Recorded information:
----------
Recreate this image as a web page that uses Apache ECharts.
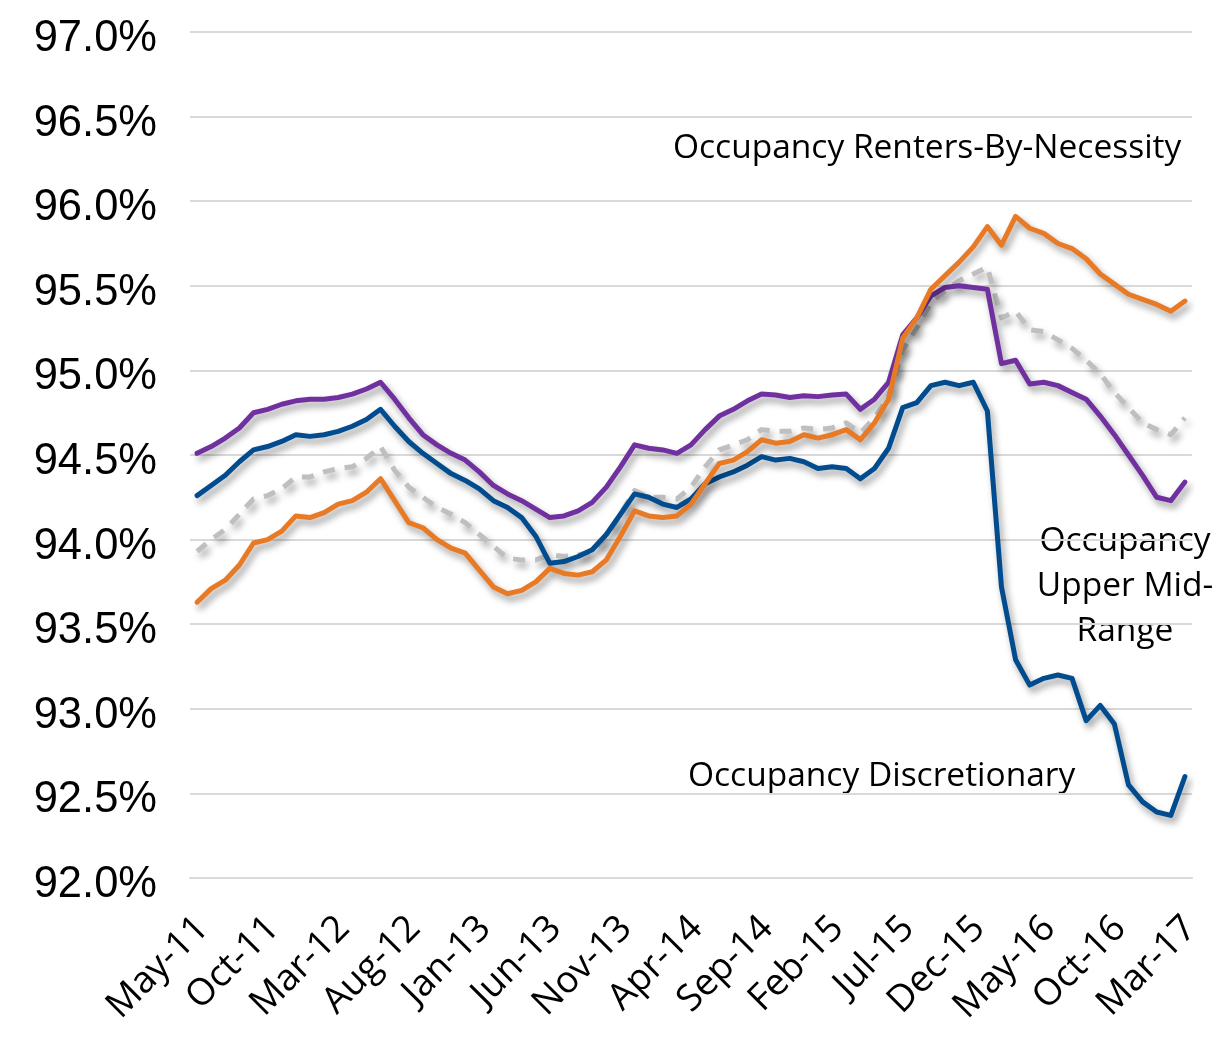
<!DOCTYPE html>
<html>
<head>
<meta charset="utf-8">
<script src="https://cdn.jsdelivr.net/npm/echarts@6/dist/echarts.min.js"></script>
<style>
html,body{margin:0;padding:0;background:#fff;}
#chart{width:1230px;height:1038px;}
</style>
</head>
<body>
<div id="chart"></div>
<script>
const months = ['Jan','Feb','Mar','Apr','May','Jun','Jul','Aug','Sep','Oct','Nov','Dec'];
const categories = [];
for (let k = 0; k < 71; k++) {
  const m = (4 + k) % 12;
  const y = 11 + Math.floor((4 + k) / 12);
  categories.push(months[m] + '-' + y);
}

const upperMidRange = [
  94.51, 94.55, 94.60, 94.66, 94.75, 94.77, 94.80, 94.82, 94.83, 94.83,
  94.84, 94.86, 94.89, 94.93, 94.83, 94.72, 94.62, 94.56, 94.51, 94.47,
  94.40, 94.32, 94.27, 94.23, 94.18, 94.13, 94.14, 94.17, 94.22, 94.31,
  94.43, 94.56, 94.54, 94.53, 94.51, 94.56, 94.65, 94.73, 94.77, 94.82,
  94.86, 94.855, 94.84, 94.85, 94.845, 94.855, 94.86, 94.77, 94.83, 94.93,
  95.21, 95.31, 95.44, 95.49, 95.50, 95.49, 95.48, 95.04, 95.06, 94.92,
  94.93, 94.91, 94.87, 94.83, 94.73, 94.62, 94.50, 94.38, 94.25, 94.23,
  94.34
];

const discretionary = [
  94.26, 94.32, 94.38, 94.46, 94.53, 94.55, 94.58, 94.62, 94.61, 94.62,
  94.64, 94.67, 94.71, 94.77, 94.67, 94.58, 94.51, 94.45, 94.39, 94.35,
  94.30, 94.23, 94.19, 94.13, 94.02, 93.86, 93.87, 93.90, 93.94, 94.03,
  94.15, 94.27, 94.25, 94.21, 94.19, 94.24, 94.33, 94.37, 94.40, 94.44,
  94.49, 94.47, 94.48, 94.46, 94.42, 94.43, 94.42, 94.36, 94.42, 94.54,
  94.78, 94.81, 94.91, 94.93, 94.91, 94.93, 94.76, 93.72, 93.29, 93.14,
  93.18, 93.20, 93.18, 92.93, 93.02, 92.91, 92.55, 92.45, 92.39, 92.37,
  92.60
];

const rentersByNecessity = [
  93.63, 93.71, 93.76, 93.85, 93.98, 94.00, 94.05, 94.14, 94.13, 94.16,
  94.21, 94.23, 94.28, 94.36, 94.23, 94.10, 94.07, 94.00, 93.95, 93.92,
  93.82, 93.72, 93.68, 93.70, 93.75, 93.83, 93.80, 93.79, 93.81, 93.88,
  94.02, 94.17, 94.14, 94.13, 94.14, 94.21, 94.33, 94.45, 94.47, 94.52,
  94.59, 94.57, 94.58, 94.62, 94.60, 94.62, 94.65, 94.59, 94.69, 94.83,
  95.19, 95.31, 95.48, 95.56, 95.64, 95.73, 95.85, 95.74, 95.91, 95.84,
  95.81, 95.75, 95.72, 95.66, 95.57, 95.51, 95.45, 95.42, 95.39, 95.35,
  95.41
];

const overall = [
  93.93, 94.00, 94.06, 94.15, 94.24, 94.26, 94.30, 94.37, 94.37, 94.40,
  94.42, 94.43, 94.48, 94.55, 94.41, 94.31, 94.25, 94.19, 94.15, 94.10,
  94.03, 93.96, 93.89, 93.88, 93.88, 93.91, 93.90, 93.91, 93.93, 94.01,
  94.15, 94.29, 94.25, 94.25, 94.24, 94.31, 94.43, 94.53, 94.56, 94.59,
  94.65, 94.64, 94.64, 94.66, 94.65, 94.66, 94.69, 94.63, 94.72, 94.84,
  95.12, 95.25, 95.40, 95.47, 95.53, 95.57, 95.61, 95.31, 95.35, 95.24,
  95.23, 95.18, 95.13, 95.06, 94.98, 94.87, 94.78, 94.69, 94.65, 94.62,
  94.72
];

const shadow = {shadowColor:'rgba(0,0,0,0.4)', shadowBlur:7, shadowOffsetX:3, shadowOffsetY:5};
function mkLine(name, data, color, extra) {
  return {
    name: name, type:'line', data: data, symbol:'none', smooth:false,
    lineStyle: Object.assign({color: color, width: 5, join:'round', cap:'round'}, shadow, extra || {}),
    itemStyle: {color: color},
    z: 2
  };
}

const chart = echarts.init(document.getElementById('chart'), null, {renderer:'canvas'});
const labelFont = '"Open Sans", "Noto Sans", sans-serif';
const annFont = '33.5px "Open Sans", sans-serif';
chart.setOption({
  animation: false,
  backgroundColor: '#ffffff',
  grid: {left: 190, right: 38, top: 32, bottom: 160, containLabel: false},
  xAxis: {
    type: 'category',
    data: categories,
    boundaryGap: true,
    axisLine: {show: true, lineStyle: {color: '#D9D9D9', width: 2}},
    axisTick: {show: false},
    axisLabel: {
      interval: 4, rotate: 45, margin: 39,
      align: 'right', verticalAlign: 'top', lineHeight: 16,
      fontFamily: labelFont, fontSize: 37, color: '#000'
    }
  },
  yAxis: {
    type: 'value', min: 92, max: 97, interval: 0.5,
    axisLine: {show: false}, axisTick: {show: false},
    splitLine: {lineStyle: {color: '#D9D9D9', width: 2}},
    axisLabel: {
      formatter: v => v.toFixed(1) + '%',
      fontFamily: '"Liberation Sans", Arial, sans-serif',
      fontSize: 43.5, color: '#000', margin: 33,
      verticalAlign: 'top', lineHeight: 14
    }
  },
  series: [
    mkLine('Occupancy Total', overall, '#BFBFBF', {type: [12, 10], cap: 'butt'}),
    mkLine('Occupancy Discretionary', discretionary, '#004C8F'),
    mkLine('Occupancy Upper Mid-Range', upperMidRange, '#7030A0'),
    mkLine('Occupancy Renters-By-Necessity', rentersByNecessity, '#E87A26')
  ],
  graphic: [
    {type:'text', x: 673, y: 148, style:{text:'Occupancy Renters-By-Necessity', font: annFont, fill:'#000', textAlign:'left', textVerticalAlign:'middle', verticalAlign:'middle'}},
    {type:'text', x: 1125, y: 586, style:{text:'Occupancy\nUpper Mid-\nRange', font: annFont, fill:'#000', textAlign:'center', align:'center', textVerticalAlign:'middle', verticalAlign:'middle', lineHeight: 45}},
    {type:'text', x: 688, y: 776, style:{text:'Occupancy Discretionary', font: annFont, fill:'#000', textAlign:'left', textVerticalAlign:'middle', verticalAlign:'middle'}}
  ]
});
</script>
</body>
</html>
----------
Task details: Omit every picture, then reproduce the rest of the listing exactly.

Final answer:
Recreate this image as a web page that uses Apache ECharts.
<!DOCTYPE html>
<html>
<head>
<meta charset="utf-8">
<script src="https://cdn.jsdelivr.net/npm/echarts@6/dist/echarts.min.js"></script>
<style>
html,body{margin:0;padding:0;background:#fff;}
#chart{width:1230px;height:1038px;}
</style>
</head>
<body>
<div id="chart"></div>
<script>
const months = ['Jan','Feb','Mar','Apr','May','Jun','Jul','Aug','Sep','Oct','Nov','Dec'];
const categories = [];
for (let k = 0; k < 71; k++) {
  const m = (4 + k) % 12;
  const y = 11 + Math.floor((4 + k) / 12);
  categories.push(months[m] + '-' + y);
}

const upperMidRange = [
  94.51, 94.55, 94.60, 94.66, 94.75, 94.77, 94.80, 94.82, 94.83, 94.83,
  94.84, 94.86, 94.89, 94.93, 94.83, 94.72, 94.62, 94.56, 94.51, 94.47,
  94.40, 94.32, 94.27, 94.23, 94.18, 94.13, 94.14, 94.17, 94.22, 94.31,
  94.43, 94.56, 94.54, 94.53, 94.51, 94.56, 94.65, 94.73, 94.77, 94.82,
  94.86, 94.855, 94.84, 94.85, 94.845, 94.855, 94.86, 94.77, 94.83, 94.93,
  95.21, 95.31, 95.44, 95.49, 95.50, 95.49, 95.48, 95.04, 95.06, 94.92,
  94.93, 94.91, 94.87, 94.83, 94.73, 94.62, 94.50, 94.38, 94.25, 94.23,
  94.34
];

const discretionary = [
  94.26, 94.32, 94.38, 94.46, 94.53, 94.55, 94.58, 94.62, 94.61, 94.62,
  94.64, 94.67, 94.71, 94.77, 94.67, 94.58, 94.51, 94.45, 94.39, 94.35,
  94.30, 94.23, 94.19, 94.13, 94.02, 93.86, 93.87, 93.90, 93.94, 94.03,
  94.15, 94.27, 94.25, 94.21, 94.19, 94.24, 94.33, 94.37, 94.40, 94.44,
  94.49, 94.47, 94.48, 94.46, 94.42, 94.43, 94.42, 94.36, 94.42, 94.54,
  94.78, 94.81, 94.91, 94.93, 94.91, 94.93, 94.76, 93.72, 93.29, 93.14,
  93.18, 93.20, 93.18, 92.93, 93.02, 92.91, 92.55, 92.45, 92.39, 92.37,
  92.60
];

const rentersByNecessity = [
  93.63, 93.71, 93.76, 93.85, 93.98, 94.00, 94.05, 94.14, 94.13, 94.16,
  94.21, 94.23, 94.28, 94.36, 94.23, 94.10, 94.07, 94.00, 93.95, 93.92,
  93.82, 93.72, 93.68, 93.70, 93.75, 93.83, 93.80, 93.79, 93.81, 93.88,
  94.02, 94.17, 94.14, 94.13, 94.14, 94.21, 94.33, 94.45, 94.47, 94.52,
  94.59, 94.57, 94.58, 94.62, 94.60, 94.62, 94.65, 94.59, 94.69, 94.83,
  95.19, 95.31, 95.48, 95.56, 95.64, 95.73, 95.85, 95.74, 95.91, 95.84,
  95.81, 95.75, 95.72, 95.66, 95.57, 95.51, 95.45, 95.42, 95.39, 95.35,
  95.41
];

const overall = [
  93.93, 94.00, 94.06, 94.15, 94.24, 94.26, 94.30, 94.37, 94.37, 94.40,
  94.42, 94.43, 94.48, 94.55, 94.41, 94.31, 94.25, 94.19, 94.15, 94.10,
  94.03, 93.96, 93.89, 93.88, 93.88, 93.91, 93.90, 93.91, 93.93, 94.01,
  94.15, 94.29, 94.25, 94.25, 94.24, 94.31, 94.43, 94.53, 94.56, 94.59,
  94.65, 94.64, 94.64, 94.66, 94.65, 94.66, 94.69, 94.63, 94.72, 94.84,
  95.12, 95.25, 95.40, 95.47, 95.53, 95.57, 95.61, 95.31, 95.35, 95.24,
  95.23, 95.18, 95.13, 95.06, 94.98, 94.87, 94.78, 94.69, 94.65, 94.62,
  94.72
];

const shadow = {shadowColor:'rgba(0,0,0,0.4)', shadowBlur:7, shadowOffsetX:3, shadowOffsetY:5};
function mkLine(name, data, color, extra) {
  return {
    name: name, type:'line', data: data, symbol:'none', smooth:false,
    lineStyle: Object.assign({color: color, width: 5, join:'round', cap:'round'}, shadow, extra || {}),
    itemStyle: {color: color},
    z: 2
  };
}

const chart = echarts.init(document.getElementById('chart'), null, {renderer:'canvas'});
const labelFont = '"Open Sans", "Noto Sans", sans-serif';
const annFont = '33.5px "Open Sans", sans-serif';
chart.setOption({
  animation: false,
  backgroundColor: '#ffffff',
  grid: {left: 190, right: 38, top: 32, bottom: 160, containLabel: false},
  xAxis: {
    type: 'category',
    data: categories,
    boundaryGap: true,
    axisLine: {show: true, lineStyle: {color: '#D9D9D9', width: 2}},
    axisTick: {show: false},
    axisLabel: {
      interval: 4, rotate: 45, margin: 39,
      align: 'right', verticalAlign: 'top', lineHeight: 16,
      fontFamily: labelFont, fontSize: 37, color: '#000'
    }
  },
  yAxis: {
    type: 'value', min: 92, max: 97, interval: 0.5,
    axisLine: {show: false}, axisTick: {show: false},
    splitLine: {lineStyle: {color: '#D9D9D9', width: 2}},
    axisLabel: {
      formatter: v => v.toFixed(1) + '%',
      fontFamily: '"Liberation Sans", Arial, sans-serif',
      fontSize: 43.5, color: '#000', margin: 33,
      verticalAlign: 'top', lineHeight: 14
    }
  },
  series: [
    mkLine('Occupancy Total', overall, '#BFBFBF', {type: [12, 10], cap: 'butt'}),
    mkLine('Occupancy Discretionary', discretionary, '#004C8F'),
    mkLine('Occupancy Upper Mid-Range', upperMidRange, '#7030A0'),
    mkLine('Occupancy Renters-By-Necessity', rentersByNecessity, '#E87A26')
  ],
  graphic: [
    {type:'text', x: 673, y: 148, style:{text:'Occupancy Renters-By-Necessity', font: annFont, fill:'#000', textAlign:'left', textVerticalAlign:'middle', verticalAlign:'middle'}},
    {type:'text', x: 1125, y: 586, style:{text:'Occupancy\nUpper Mid-\nRange', font: annFont, fill:'#000', textAlign:'center', align:'center', textVerticalAlign:'middle', verticalAlign:'middle', lineHeight: 45}},
    {type:'text', x: 688, y: 776, style:{text:'Occupancy Discretionary', font: annFont, fill:'#000', textAlign:'left', textVerticalAlign:'middle', verticalAlign:'middle'}}
  ]
});
</script>
</body>
</html>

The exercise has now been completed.